We use PSI at Facebook in conjunction with cgroup2 to provide per-cgroup insight into resource use (and misuse) of a wide variety of different workloads, enabling increased utilization and reliability in situations in which resources are insufficient.
Visual showing how the various components and tools work together.
Oomd is a userspace OOM (out-of-memory) process killer that acts with greater awareness of the context and priority of processes running on a system. It allows you to configure responses to OOM conditions, such as pausing or killing nonessentials, reallocating memory in the system, or other actions.
OOM killing traditionally happens inside the kernel. If a system runs out of physical memory, the Linux kernel is forced to OOM-kill one or more processes. This action is typically slow and painful because the kernel triggers only when the kernel itself can’t make forward progress: It lacks any way of knowing an application’s health, often resulting in thrashing behavior, in which the kernel thinks conditions are OK, but applications are suffering. On top of this behavior, configuring policy is complicated and inflexible. Oomd solves these problems in userspace by taking corrective action before an OOM occurs in kernel. A flexible plugin system that supports custom detection logic configures these actions. Oomd allows you to write custom protection rules for each workload.

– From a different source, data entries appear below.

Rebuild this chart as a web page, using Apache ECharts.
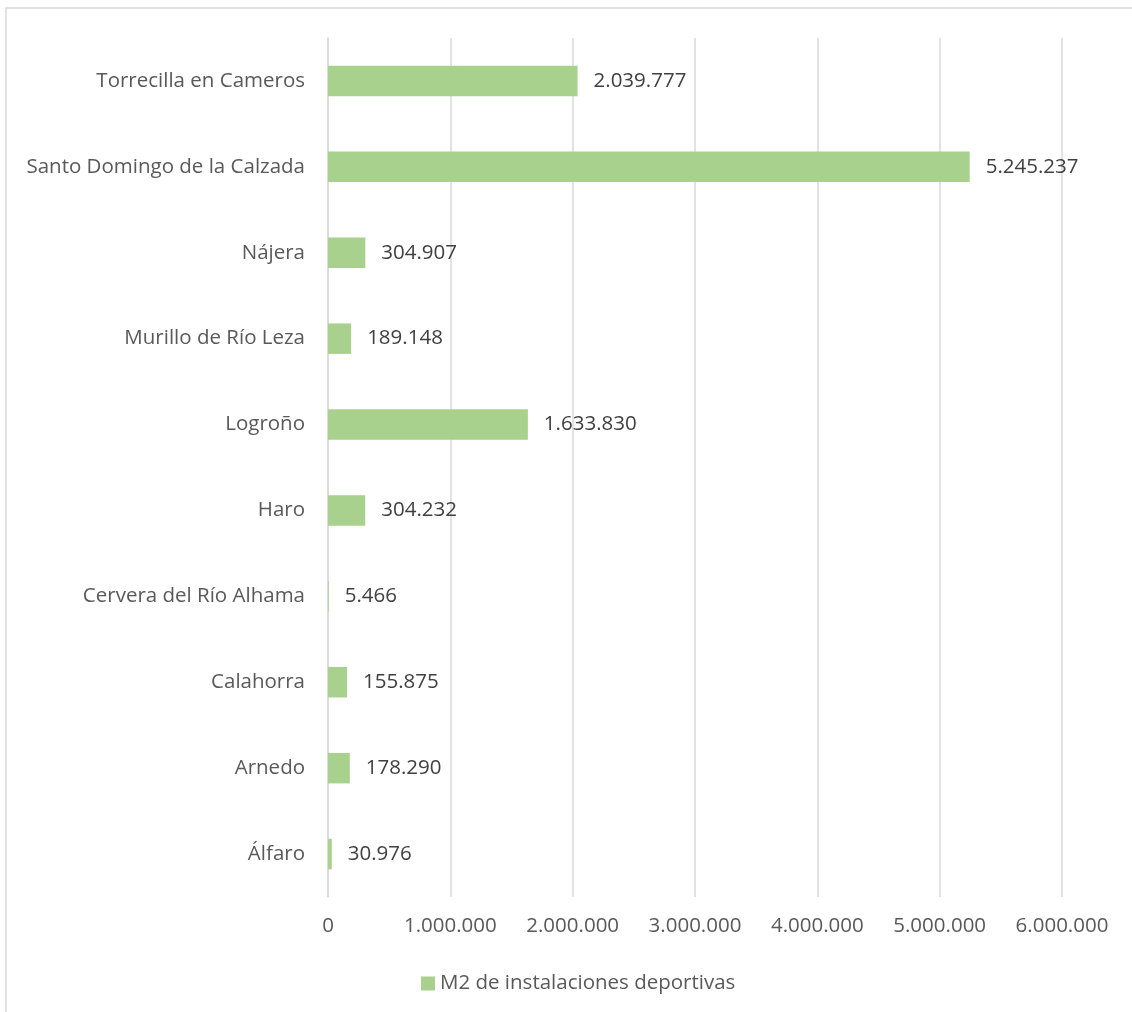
<!DOCTYPE html>
<html>
<head>
<meta charset="utf-8">
<script src="https://cdn.jsdelivr.net/npm/echarts@6/dist/echarts.min.js"></script>
<style>
  html, body { margin: 0; padding: 0; background: #fff; }
  #chart { width: 1132px; height: 1012px; }
</style>
</head>
<body>
<div id="chart"></div>
<script>
  // municipios, de abajo hacia arriba (como en el eje)
  let municipios = ['Álfaro', 'Arnedo', 'Calahorra', 'Cervera del Río Alhama', 'Haro',
    'Logroño', 'Murillo de Río Leza', 'Nájera', 'Santo Domingo de la Calzada', 'Torrecilla en Cameros'];
  let m2Instalaciones = [30976, 178290, 155875, 5466, 304232, 1633830, 189148, 304907, 5245237, 2039777];
  let serieNombre = 'M2 de instalaciones deportivas';
  let ejeMin = 0, ejeMax = 6000000, ejePaso = 1000000;

  // 1234567 -> 1.234.567
  let fmt = function (v) {
    return String(Math.round(v)).replace(/\B(?=(\d{3})+(?!\d))/g, '.');
  };

  let chart = echarts.init(document.getElementById('chart'));
  let fuente = '"Open Sans", sans-serif';
  let tam = 20.5;
  chart.setOption({
    backgroundColor: '#fff',
    animation: false,
    textStyle: { fontFamily: fuente },
    graphic: [{
      type: 'rect',
      shape: { x: 6, y: 8, width: 1200, height: 1100 },
      style: { fill: 'none', stroke: '#d9d9d9', lineWidth: 1.5 },
      silent: true
    }],
    grid: { left: 328, right: 70, top: 38, bottom: 115, containLabel: false },
    legend: {
      left: 416,
      top: 968,
      icon: 'rect',
      itemWidth: 14,
      itemHeight: 14,
      itemGap: 6,
      textStyle: { color: '#595959', fontSize: tam, fontFamily: fuente },
      data: [serieNombre]
    },
    xAxis: {
      type: 'value',
      min: ejeMin,
      max: ejeMax,
      interval: ejePaso,
      axisLine: { show: false },
      axisTick: { show: false },
      splitLine: { lineStyle: { color: '#d9d9d9', width: 1.5 } },
      axisLabel: { color: '#595959', fontSize: tam, margin: 19, formatter: fmt }
    },
    yAxis: {
      type: 'category',
      data: municipios,
      axisLine: { show: true, lineStyle: { color: '#d9d9d9', width: 1.5 } },
      axisTick: { show: false },
      axisLabel: { color: '#595959', fontSize: tam, margin: 23 }
    },
    series: [{
      name: serieNombre,
      type: 'bar',
      data: m2Instalaciones,
      barWidth: '35.5%',
      itemStyle: { color: '#a9d18e' },
      label: {
        show: true,
        position: 'right',
        distance: 16,
        color: '#404040',
        fontSize: tam,
        fontFamily: fuente,
        formatter: function (p) { return fmt(p.value); }
      }
    }]
  });
</script>
</body>
</html>
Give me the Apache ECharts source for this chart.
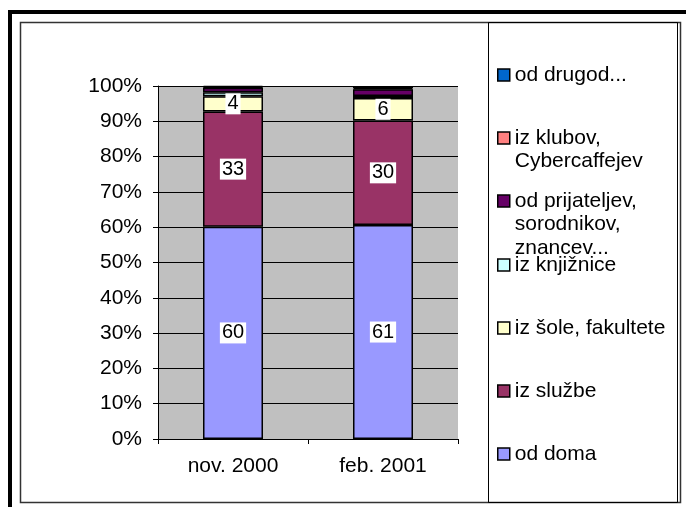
<!DOCTYPE html>
<html>
<head>
<meta charset="utf-8">
<script src="https://cdn.jsdelivr.net/npm/echarts@6/dist/echarts.min.js"></script>
<style>
  html, body { margin: 0; padding: 0; background: #fff; }
  #chart { width: 686px; height: 507px; }
</style>
</head>
<body>
<div id="chart"></div>
<script>
// podatki (delež v %)
var categories = ['nov. 2000', 'feb. 2001'];
var seriesNames = ['od doma', 'iz službe', 'iz šole, fakultete', 'iz knjižnice',
    'od prijateljev, sorodnikov, znancev...', 'iz klubov, Cybercaffejev', 'od drugod...'];
var nov2000 = [60.1, 32.7, 4.3, 1.1, 1.3, 0.2, 0.3];
var feb2001 = [60.6, 29.6, 6.4, 0.6, 1.9, 0.3, 0.6];
var colors = ['#9999FF', '#993366', '#FFFFCC', '#CCFFFF', '#660066', '#FF8080', '#0066CC'];
// legenda: vrstice besedila in sredina prve vrstice (y)
var legendLines = [
    ['od doma'],
    ['iz službe'],
    ['iz šole, fakultete'],
    ['iz knjižnice'],
    ['od prijateljev,', 'sorodnikov,', 'znancev...'],
    ['iz klubov,', 'Cybercaffejev'],
    ['od drugod...']
];
var legendY = [454, 391, 328, 265, 201, 138, 75];
var labeled = [true, true, true, false, false, false, false];

var font = '"Liberation Sans", Arial, sans-serif';
var fs = 21;
var lineH = 23.5;

var chart = echarts.init(document.getElementById('chart'));

var series = seriesNames.map(function (name, i) {
    return {
        name: name,
        type: 'bar',
        stack: 'all',
        barWidth: 60,
        data: [nov2000[i], feb2001[i]],
        itemStyle: { color: colors[i], borderColor: '#000', borderWidth: 1.5 },
        label: {
            show: labeled[i],
            position: 'inside',
            formatter: function (p) { return Math.round(p.value); },
            color: '#000',
            fontSize: 20,
            fontFamily: font,
            backgroundColor: '#fff',
            padding: [1, 2, 0, 2]
        },
        emphasis: { disabled: true }
    };
});

var legends = seriesNames.map(function (name, i) {
    var n = legendLines[i].length;
    var text = '';
    for (var k = 0; k < n - 1; k++) text += '\n';
    text += legendLines[i].join('\n');
    var totalLines = 2 * n - 1;
    return {
        orient: 'vertical',
        left: 497,
        top: legendY[i] - totalLines * lineH / 2,
        padding: 0,
        icon: 'rect',
        itemWidth: 12,
        itemHeight: 12,
        selectedMode: false,
        data: [name],
        formatter: function () { return text; },
        itemStyle: { borderColor: '#000', borderWidth: 1.5 },
        textStyle: { color: '#000', fontSize: fs, fontFamily: font, lineHeight: lineH }
    };
});

chart.setOption({
    backgroundColor: '#fff',
    animation: false,
    textStyle: { fontFamily: font },
    grid: {
        left: 158, top: 86, width: 300, height: 353,
        show: true, backgroundColor: '#C0C0C0', borderWidth: 0
    },
    legend: legends,
    xAxis: {
        type: 'category',
        data: categories,
        axisLine: { lineStyle: { color: '#000', width: 1 } },
        axisTick: { show: true, length: 5, lineStyle: { color: '#000' } },
        axisLabel: { color: '#000', fontSize: fs, fontFamily: font, margin: 17 }
    },
    yAxis: {
        type: 'value',
        min: 0, max: 100, interval: 10,
        axisLine: { show: true, lineStyle: { color: '#000', width: 1 } },
        axisTick: { show: true, length: 5, lineStyle: { color: '#000' } },
        axisLabel: { color: '#000', fontSize: fs, fontFamily: font, margin: 16, formatter: '{value}%' },
        splitLine: { show: true, lineStyle: { color: '#000', width: 1 } }
    },
    graphic: [
        { type: 'rect', shape: { x: 10, y: 12, width: 700, height: 520 }, style: { fill: 'none', stroke: '#000', lineWidth: 4 } },
        { type: 'rect', shape: { x: 20.5, y: 22.5, width: 660, height: 480 }, style: { fill: 'none', stroke: '#333', lineWidth: 1.5 } },
        { type: 'rect', shape: { x: 488.5, y: 22.5, width: 189, height: 480 }, style: { fill: 'none', stroke: '#000', lineWidth: 1 } }
    ],
    series: series
});
</script>
</body>
</html>
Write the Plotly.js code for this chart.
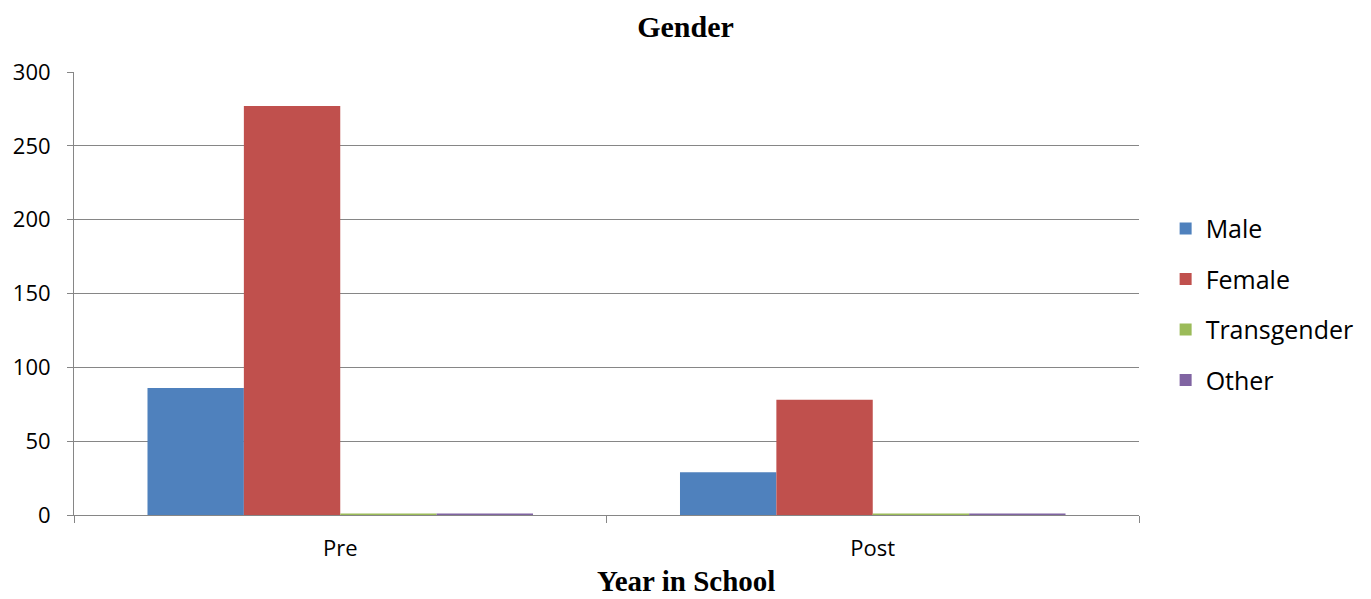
<!DOCTYPE html>
<html><head><meta charset="utf-8">
<script src="https://cdn.plot.ly/plotly-3.0.1.min.js"></script>
<style>html,body{margin:0;padding:0;background:#fff;}#chart{width:1371px;height:599px;}</style>
</head><body><div id="chart"></div>
<script>
const categories = ["Pre", "Post"];
const seriesNames = ["Male", "Female", "Transgender", "Other"];
const male = [86, 29];
const female = [277, 78];
const transgender = [1, 1];
const other = [1, 1];
const colors = ["#4F81BD", "#C0504D", "#9BBB59", "#8064A2"];
const yTicks = [0, 50, 100, 150, 200, 250, 300];

const values = [male, female, transgender, other];
const traces = seriesNames.map((n, i) => ({
  type: "bar", name: n, x: categories, y: values[i],
  marker: {color: colors[i]}, legendgroup: "g" + i, hoverinfo: "none"
}));

const layout = {
  width: 1371, height: 599,
  margin: {l: 74, r: 232, t: 72, b: 84},
  paper_bgcolor: "#fff", plot_bgcolor: "#fff",
  barmode: "group", bargap: 0.276, bargroupgap: 0,
  title: {text: "<b>Gender</b>", font: {family: "Liberation Serif", size: 30, color: "#000"}, x: 0.5, xref: "container", y: 0.955, yanchor: "middle"},
  font: {family: "Open Sans", color: "#000"},
  xaxis: {
    type: "category", tickson: "boundaries", ticks: "outside", ticklen: 7, tickcolor: "#868686",
    showline: true, linecolor: "#868686", linewidth: 1, showgrid: false,
    tickfont: {family: "Open Sans", size: 22, color: "#000"}, ticklabelstandoff: 14
  },
  yaxis: {
    range: [0, 300], tickvals: yTicks, ticks: "outside", ticklen: 6, tickcolor: "#868686",
    showline: true, linecolor: "#868686", showgrid: true, gridcolor: "#868686", gridwidth: 1,
    zeroline: false, tickfont: {family: "Open Sans", size: 22, color: "#000"}, ticklabelstandoff: 12
  },
  annotations: [{
    text: "<b>Year in School</b>", xref: "paper", yref: "paper", x: 0.5746, y: -0.149,
    xanchor: "center", yanchor: "middle", showarrow: false, borderpad: 0,
    font: {family: "Liberation Serif", size: 29, color: "#000"}
  }],
  legend: {x: 1.025, xanchor: "left", y: 0.476, yanchor: "middle", font: {family: "Open Sans", size: 25, color: "#000"}, tracegroupgap: 15, traceorder: "grouped"},
  showlegend: true
};
Plotly.newPlot("chart", traces, layout, {displayModeBar: false, staticPlot: true});
</script></body></html>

In Facebook’s data centers, Oomd, in conjunction with PSI metrics and cgroup2, is increasing reliability and efficiency, driving large-capacity gains and significant increases in resource utilization.
The use cases described here are just the beginning. The kernel components and tools included in this release can be adapted to solve a virtually limitless number of production problems. Facebook continues to develop and deploy solutions using these tools. We believe that this collection of services and products will be helpful for any developer building apps to serve millions of users on multiple platforms.
We are excited to release these solutions to the open source community and hope they will empower others to address similar production issues and develop innovative uses.